Provided data ▸
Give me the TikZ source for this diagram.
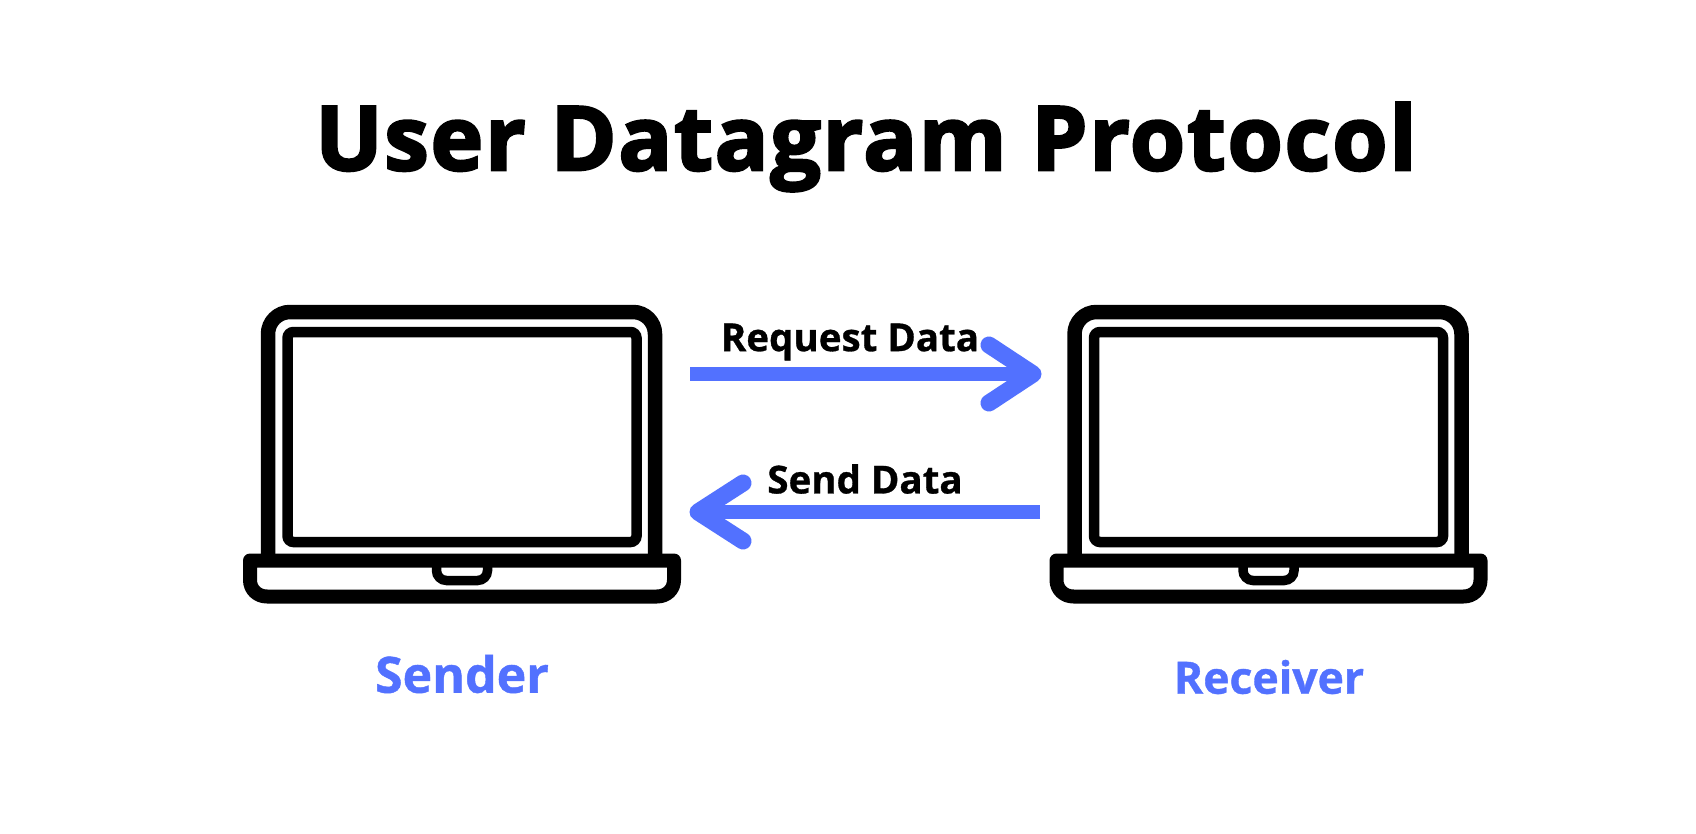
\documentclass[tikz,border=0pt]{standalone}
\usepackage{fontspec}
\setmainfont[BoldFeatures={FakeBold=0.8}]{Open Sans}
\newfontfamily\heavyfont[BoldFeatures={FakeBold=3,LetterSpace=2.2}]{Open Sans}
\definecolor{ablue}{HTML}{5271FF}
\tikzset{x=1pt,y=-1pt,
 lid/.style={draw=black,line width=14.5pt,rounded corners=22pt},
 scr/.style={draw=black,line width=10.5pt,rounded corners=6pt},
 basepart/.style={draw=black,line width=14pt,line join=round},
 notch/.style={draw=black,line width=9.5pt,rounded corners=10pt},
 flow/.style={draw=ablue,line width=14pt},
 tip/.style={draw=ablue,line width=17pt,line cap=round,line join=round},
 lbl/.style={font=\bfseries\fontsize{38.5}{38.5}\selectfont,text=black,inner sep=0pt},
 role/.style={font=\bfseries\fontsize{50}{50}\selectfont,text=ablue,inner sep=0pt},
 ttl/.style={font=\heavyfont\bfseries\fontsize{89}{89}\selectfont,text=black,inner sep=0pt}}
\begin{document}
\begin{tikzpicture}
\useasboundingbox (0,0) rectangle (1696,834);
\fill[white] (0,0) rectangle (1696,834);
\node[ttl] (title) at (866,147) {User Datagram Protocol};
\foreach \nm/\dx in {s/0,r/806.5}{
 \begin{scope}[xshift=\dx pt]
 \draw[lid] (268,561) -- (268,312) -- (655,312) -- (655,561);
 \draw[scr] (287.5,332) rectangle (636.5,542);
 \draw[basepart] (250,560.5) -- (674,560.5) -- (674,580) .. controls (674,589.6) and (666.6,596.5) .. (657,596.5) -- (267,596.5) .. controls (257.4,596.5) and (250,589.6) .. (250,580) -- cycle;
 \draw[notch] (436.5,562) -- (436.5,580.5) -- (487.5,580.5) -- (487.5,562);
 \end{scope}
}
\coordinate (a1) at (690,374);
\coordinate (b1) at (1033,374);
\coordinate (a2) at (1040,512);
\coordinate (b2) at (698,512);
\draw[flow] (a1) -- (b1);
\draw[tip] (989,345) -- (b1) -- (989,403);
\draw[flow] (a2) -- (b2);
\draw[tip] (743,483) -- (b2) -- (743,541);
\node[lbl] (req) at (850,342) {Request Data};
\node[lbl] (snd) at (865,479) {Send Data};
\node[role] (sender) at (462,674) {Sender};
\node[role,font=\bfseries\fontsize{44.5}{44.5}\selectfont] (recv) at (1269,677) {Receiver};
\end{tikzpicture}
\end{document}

Request ▸ Give an exact reproduction of every line, leaving out any picture.

Written solution ▸
Give me the TikZ source for this diagram.
\documentclass[tikz,border=0pt]{standalone}
\usepackage{fontspec}
\setmainfont[BoldFeatures={FakeBold=0.8}]{Open Sans}
\newfontfamily\heavyfont[BoldFeatures={FakeBold=3,LetterSpace=2.2}]{Open Sans}
\definecolor{ablue}{HTML}{5271FF}
\tikzset{x=1pt,y=-1pt,
 lid/.style={draw=black,line width=14.5pt,rounded corners=22pt},
 scr/.style={draw=black,line width=10.5pt,rounded corners=6pt},
 basepart/.style={draw=black,line width=14pt,line join=round},
 notch/.style={draw=black,line width=9.5pt,rounded corners=10pt},
 flow/.style={draw=ablue,line width=14pt},
 tip/.style={draw=ablue,line width=17pt,line cap=round,line join=round},
 lbl/.style={font=\bfseries\fontsize{38.5}{38.5}\selectfont,text=black,inner sep=0pt},
 role/.style={font=\bfseries\fontsize{50}{50}\selectfont,text=ablue,inner sep=0pt},
 ttl/.style={font=\heavyfont\bfseries\fontsize{89}{89}\selectfont,text=black,inner sep=0pt}}
\begin{document}
\begin{tikzpicture}
\useasboundingbox (0,0) rectangle (1696,834);
\fill[white] (0,0) rectangle (1696,834);
\node[ttl] (title) at (866,147) {User Datagram Protocol};
\foreach \nm/\dx in {s/0,r/806.5}{
 \begin{scope}[xshift=\dx pt]
 \draw[lid] (268,561) -- (268,312) -- (655,312) -- (655,561);
 \draw[scr] (287.5,332) rectangle (636.5,542);
 \draw[basepart] (250,560.5) -- (674,560.5) -- (674,580) .. controls (674,589.6) and (666.6,596.5) .. (657,596.5) -- (267,596.5) .. controls (257.4,596.5) and (250,589.6) .. (250,580) -- cycle;
 \draw[notch] (436.5,562) -- (436.5,580.5) -- (487.5,580.5) -- (487.5,562);
 \end{scope}
}
\coordinate (a1) at (690,374);
\coordinate (b1) at (1033,374);
\coordinate (a2) at (1040,512);
\coordinate (b2) at (698,512);
\draw[flow] (a1) -- (b1);
\draw[tip] (989,345) -- (b1) -- (989,403);
\draw[flow] (a2) -- (b2);
\draw[tip] (743,483) -- (b2) -- (743,541);
\node[lbl] (req) at (850,342) {Request Data};
\node[lbl] (snd) at (865,479) {Send Data};
\node[role] (sender) at (462,674) {Sender};
\node[role,font=\bfseries\fontsize{44.5}{44.5}\selectfont] (recv) at (1269,677) {Receiver};
\end{tikzpicture}
\end{document}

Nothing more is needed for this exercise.